И дальше мы работали только вместе: Листьев, Любимов, Разбаш, Захаров и я. Из этой группы Дима подавлял знаниями, интеллектом, Любимов являлся мотором, а Влад таким симпатичным и даже не очень глубоким мирным человеком. Наверное, он чувствовал себя тогда не слитком комфортно, ведь мы в то время горели совсем другим: в каждом возможном сюжете добить, добить, добить... А Влад от этого уходил и по большому счету был прав.
АЛЕКСАНДР ПОЛИТКОВСКИЙ. Когда я учился на факультете журналистики, к нам пришел Валентин Зорин. Он тогда сказал, что если телевизионный журналист владеет двадцатью приемами, то он нормальный ремесленник, если сорока — он талантлив, если же у него около ста приемов, то это гений. Влад в этом смысле очень быстро набирал, схватывал на лету. Хотя всегда действовал по некой схеме.

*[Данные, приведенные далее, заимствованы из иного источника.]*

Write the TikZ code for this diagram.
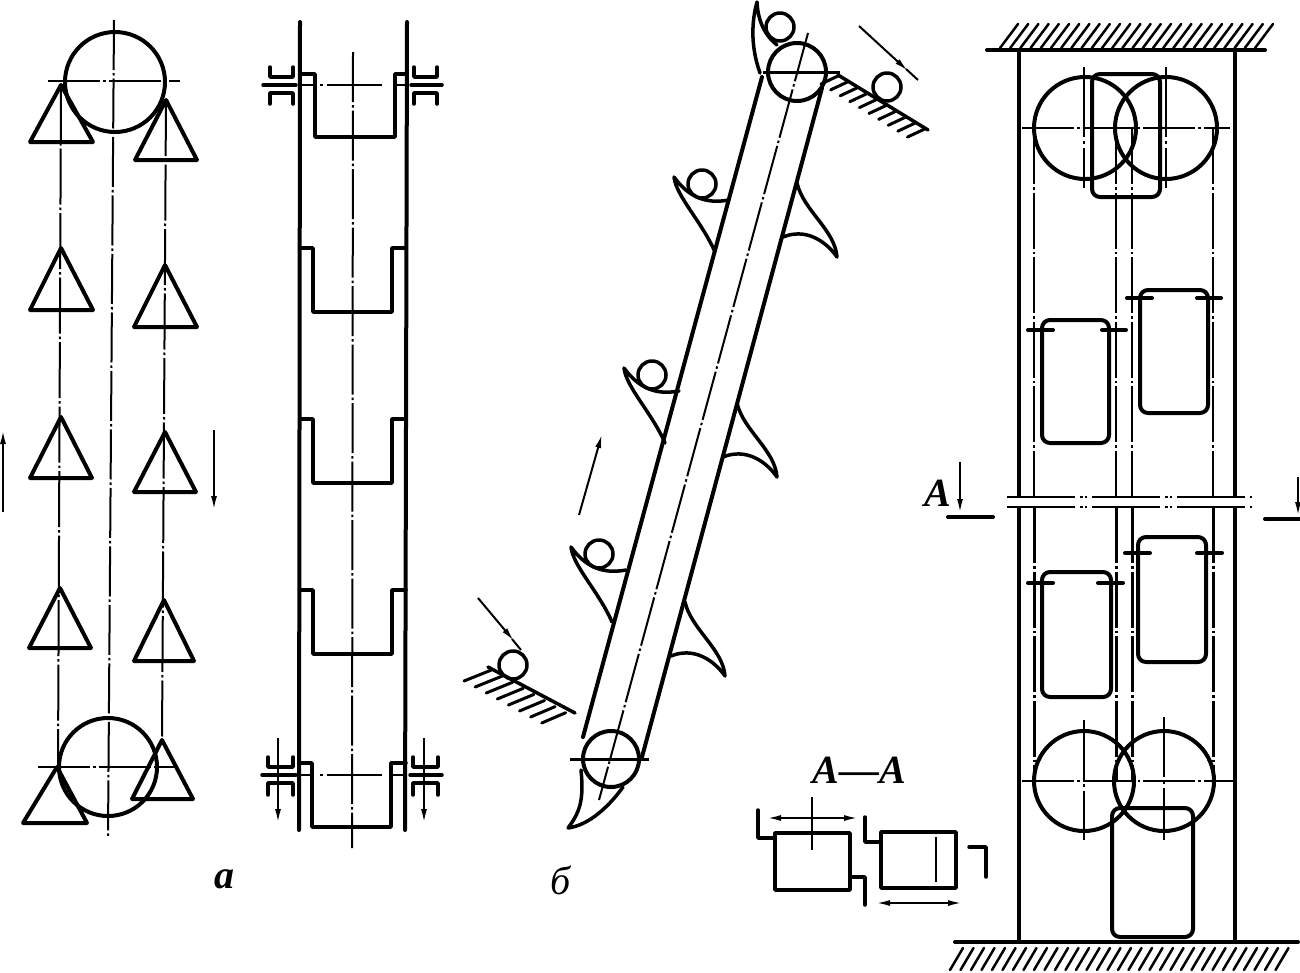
\documentclass[tikz,border=0pt]{standalone}
\usepackage{fontspec}
\setmainfont{Liberation Serif}
\usetikzlibrary{arrows.meta}
\tikzset{
  heavy/.style={line width=4pt,line join=round,line cap=round},
  med/.style={line width=3.5pt,line join=round,line cap=round},
  thin line/.style={line width=2pt,line cap=butt},
  axis/.style={line width=2pt,dash pattern=on 56pt off 3pt on 2.5pt off 3pt},
  shortaxis/.style={line width=2pt,dash pattern=on 50pt off 3pt on 2.5pt off 3pt},
  breakline/.style={line width=2.5pt,dash pattern=on 68pt off 5pt on 2.5pt off 2pt on 2.5pt off 5pt},
  hatchline/.style={line width=3pt,line cap=round},
  tip/.style={-{Latex[length=14pt,width=6pt]},line width=2pt},
  label/.style={inner sep=0pt,font=\fontsize{40}{40}\selectfont\itshape}
}
\begin{document}
\begin{tikzpicture}[x=1pt,y=-1pt]
\useasboundingbox (0,0) rectangle (1300,972);
% --- a: left scheme
\draw[heavy] (115,82) circle (50pt);
\draw[heavy] (108,767) circle (49pt);
\draw[shortaxis] (114,20) -- (108,837);
\draw[axis,dash pattern=on 52pt off 3pt on 2.5pt off 3pt] (48,81) -- (180,81);
\draw[axis,dash pattern=on 52pt off 3pt on 2.5pt off 3pt] (38,767) -- (175,767);
\draw[axis] (61,84) -- (58,767);
\draw[axis] (166,100) -- (162,740);
\foreach \ax/\ay/\by/\bl/\br in {61/85/142/30/93, 61/248/310/30/93, 61/417/478/30/92, 60/588/648/29/91, 57/767/823/23/87}
  \draw[heavy] (\ax,\ay) -- (\bl,\by) -- (\br,\by) -- cycle;
\foreach \ax/\ay/\by/\bl/\br in {166/100/160/135/197, 165/265/327/134/197, 165/432/492/134/196, 164/600/661/134/194, 162/740/799/132/193}
  \draw[heavy] (\ax,\ay) -- (\bl,\by) -- (\br,\by) -- cycle;
\draw[tip] (3,512) -- (3,430);
\draw[tip] (214,430) -- (214,510);
% --- a: right scheme
\draw[heavy] (300,22) -- (299,830);
\draw[heavy] (407,22) -- (405,830);
\draw[shortaxis] (353,52) -- (352,848);
\foreach \t/\b/\l/\r in {74/137/315/395, 248/312/313/392, 419/483/313/392, 590/654/313/392, 763/827/312/391}
  \draw[med] (300,\t) -- (\l,\t) -- (\l,\b) -- (\r,\b) -- (\r,\t) -- (406,\t);
\draw[thin line] (300,85) -- (316,85);
\draw[thin line] (394,85) -- (407,85);
\draw[thin line] (300,775) -- (313,775);
\draw[thin line] (391,775) -- (405,775);
\draw[axis,dash pattern=on 3pt off 4pt on 55pt off 4pt on 3pt] (320,85) -- (385,85);
\draw[axis,dash pattern=on 3pt off 4pt on 55pt off 4pt on 3pt] (320,775) -- (385,775);
% bearings
\foreach \yy/\up/\dn/\a/\b in {85/67/104/270/293, 85/67/104/414/437, 775/757/795/268/293, 775/757/795/413/438}{
  \draw[med] (\a,\up) -- (\a,\yy-8) -- (\b,\yy-8) -- (\b,\up);
  \draw[med] (\a,\dn) -- (\a,\yy+8) -- (\b,\yy+8) -- (\b,\dn);
}
\draw[med] (263,85) -- (296,85);
\draw[med] (411,85) -- (442,85);
\draw[med] (262,775) -- (296,775);
\draw[med] (410,775) -- (442,775);
\draw[tip] (278,738) -- (278,823);
\draw[tip] (424,738) -- (424,823);
\node[label,font=\fontsize{40}{40}\selectfont\itshape\bfseries] (la) at (224,879) {a};
% --- b: inclined conveyor
\draw[heavy] (797,72) circle (29pt);
\draw[heavy] (611,759) circle (28pt);
\draw[heavy] (762,77) -- (583,737);
\draw[heavy] (822,88) -- (642,757);
\draw[shortaxis] (808,33) -- (599,800);
\draw[thin line,line width=3pt] (763,72) -- (840,72);
\draw[thin line,line width=3pt] (570,759) -- (649,759);
% scoops on the left of the belt
\foreach \dx/\dy in {0/0,-50/191,-103/370}{
  \begin{scope}[shift={(\dx,\dy)}]
  \draw[med] (729,200) .. controls (712,203) and (692,202) .. (674,177)
    .. controls (676,196) and (702,222) .. (715,252);
  \draw[med] (702,184) circle (14pt);
  \end{scope}
}
% scoops on the right of the belt
\foreach \dx/\dy in {0/0,-60/220,-112/419}{
  \begin{scope}[shift={(\dx,\dy)}]
  \draw[med] (797,183) .. controls (803,210) and (835,230) .. (837,257)
    .. controls (825,240) and (805,228) .. (783,237);
  \end{scope}
}
% top scoop
\draw[med] (760,73) .. controls (750,45) and (752,20) .. (757,2)
  .. controls (758,25) and (768,38) .. (777,45);
\draw[med] (780,27) circle (14pt);
% bottom scoop
\draw[med] (581,770) .. controls (584,800) and (580,812) .. (568,828)
  .. controls (590,825) and (610,805) .. (623,787);
% upper chute
\draw[med] (838,75) -- (928,130);
\foreach \i in {0,...,9}
  \draw[hatchline] ({838+9.6*\i},{76+5.9*\i}) -- ({821+9.6*\i},{84+5.9*\i});
\draw[med] (887,87) circle (14pt);
\draw[tip] (859,26) -- (908,71);
\draw[thin line] (906,69) -- (918,80);
% lower chute
\draw[med] (488,667) -- (575,713);
\foreach \i in {0,...,7}
  \draw[hatchline] ({491.5+10.6*\i},{670+6.1*\i}) -- ({464+11.1*\i},{681+6*\i});
\draw[med] (513,665) circle (14pt);
\draw[tip] (478,598) -- (514,641);
\draw[thin line] (512,639) -- (521,650);
\draw[tip] (579,515) -- (602,434);
\node[label] (lb) at (561,880) {б};
% --- section A-A
\node[label,font=\fontsize{40}{40}\selectfont\itshape\bfseries] (laa) at (859,770) {A—A};
\draw[med] (775,833) rectangle (850,890);
\draw[med] (881,832) rectangle (956,888);
\draw[med] (758,810) -- (758,838) -- (775,838);
\draw[med] (850,877) -- (865,877) -- (865,905);
\draw[med] (865,817) -- (865,842) -- (881,842);
\draw[med] (969,847) -- (986,847) -- (986,877);
\draw[thin line] (812,797) -- (812,850);
\draw[thin line] (936,837) -- (936,882);
\draw[{Latex[length=14pt,width=6pt]}-{Latex[length=14pt,width=6pt]},line width=2pt] (767,818) -- (858,818);
\draw[{Latex[length=14pt,width=6pt]}-{Latex[length=14pt,width=6pt]},line width=2pt] (876,903) -- (962,903);
% --- right elevator
\draw[heavy] (987,50) -- (1265,50);
\foreach \i in {0,...,25}
  \draw[hatchline,line width=2.5pt] ({1000+10.2*\i},48) -- ({1018+10.2*\i},24);
\draw[heavy] (955,942) -- (1298,942);
\foreach \i in {0,...,31}
  \draw[hatchline,line width=2.5pt] ({963+10.5*\i},948) -- ({950+10.5*\i},970);
\draw[heavy,line cap=butt] (1019,50) -- (1019,497);
\draw[heavy,line cap=butt] (1019,507) -- (1019,942);
\draw[heavy,line cap=butt] (1235,50) -- (1235,497);
\draw[heavy,line cap=butt] (1235,507) -- (1235,942);
\foreach \xx in {1034,1116,1132,1213}{
  \draw[axis,line width=2.5pt] (\xx,128) -- (\xx,497);
  \draw[axis,line width=2.5pt] (\xx+0.5,507) -- (\xx+0.5,781);
}
\draw[breakline] (1007,497) -- (1252,497);
\draw[breakline] (1007,507) -- (1252,507);
\draw[heavy] (1085,128) circle (51pt);
\draw[heavy] (1166,128) circle (51pt);
\draw[heavy] (1084,781) circle (50pt);
\draw[heavy] (1164,781) circle (50pt);
\draw[axis,line width=2.5pt,dash pattern=on 52pt off 3pt on 2.5pt off 3pt] (1022,128) -- (1230,128);
\draw[axis,line width=2.5pt,dash pattern=on 52pt off 3pt on 2.5pt off 3pt] (1022,781) -- (1233,781);
\draw[axis,dash pattern=on 70pt off 4pt on 2.5pt off 4pt] (1084,67) -- (1084,188);
\draw[axis,dash pattern=on 70pt off 4pt on 2.5pt off 4pt] (1166,67) -- (1166,188);
\draw[axis,dash pattern=on 60pt off 4pt on 2.5pt off 4pt] (1084,720) -- (1084,840);
\draw[axis,dash pattern=on 60pt off 4pt on 2.5pt off 4pt] (1164,717) -- (1164,840);
\draw[heavy,rounded corners=8pt] (1092,74) rectangle (1160,197);
\draw[heavy,rounded corners=8pt] (1112,808) rectangle (1193,937);
\foreach \l/\r/\t/\b/\ly/\a/\bb/\c/\d in {
  1042/1109/320/443/330/1028/1053/1102/1126,
  1140/1208/290/413/298/1127/1152/1197/1221,
  1042/1111/572/697/583/1028/1053/1098/1123,
  1138/1206/537/662/553/1125/1150/1197/1222}{
  \draw[heavy,rounded corners=8pt] (\l,\t) rectangle (\r,\b);
  \draw[heavy] (\a,\ly) -- (\bb,\ly);
  \draw[heavy] (\c,\ly) -- (\d,\ly);
}
% section marks
\node[label,font=\fontsize{40}{40}\selectfont\itshape\bfseries] (lA) at (938,493) {A};
\draw[tip] (960,462) -- (960,513);
\draw[heavy] (948,517) -- (993,517);
\draw[heavy] (1265,519) -- (1300,519);
\draw[tip] (1298,477) -- (1298,516);
\end{tikzpicture}
\end{document}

Помню, когда мы ездили со «Взглядом» на гастроли, Влад великолепно умел раскачать зал. Иногда с помощью заготовленных записок. Эти записки действительно были, их присылали зрители, но когда все шло ни шатко ни валко, в ход пускались именно заготовленные. У Влада таких записок было больше всех. В этом нет ничего плохого, потому что ответы на них действительно были интересны людям.
АНДРЕЙ РАЗБАШ. Распределение «по ролям» в нашей команде сложилось совершенно естественно и закономерно. Политковский как вездесущий репортер с сюжетами, которые он приносил в студию. Любимов как такой более рафинированный и западный тип, Влад, несущий непосредственность и радость. Прелестный зануда Дима Захаров — такой Знайка, Гурвинек. У Димы всегда было собственное понимание всего. Его явно тянуло в просветительство. Он, например, воспринимался нами как эксперт по системам вооружения. Он геральдикой увлекался. Он много знал. Влад снял прелестный сюжет, запомнившийся зрителям (он взял приз на одном из европейских фестивалей), — о мальчике, который спас лошадь. Саша Любимов писал великолепные энергичные комментарии, превосходно разбирался в музыке. Каждый приносил все, что мог.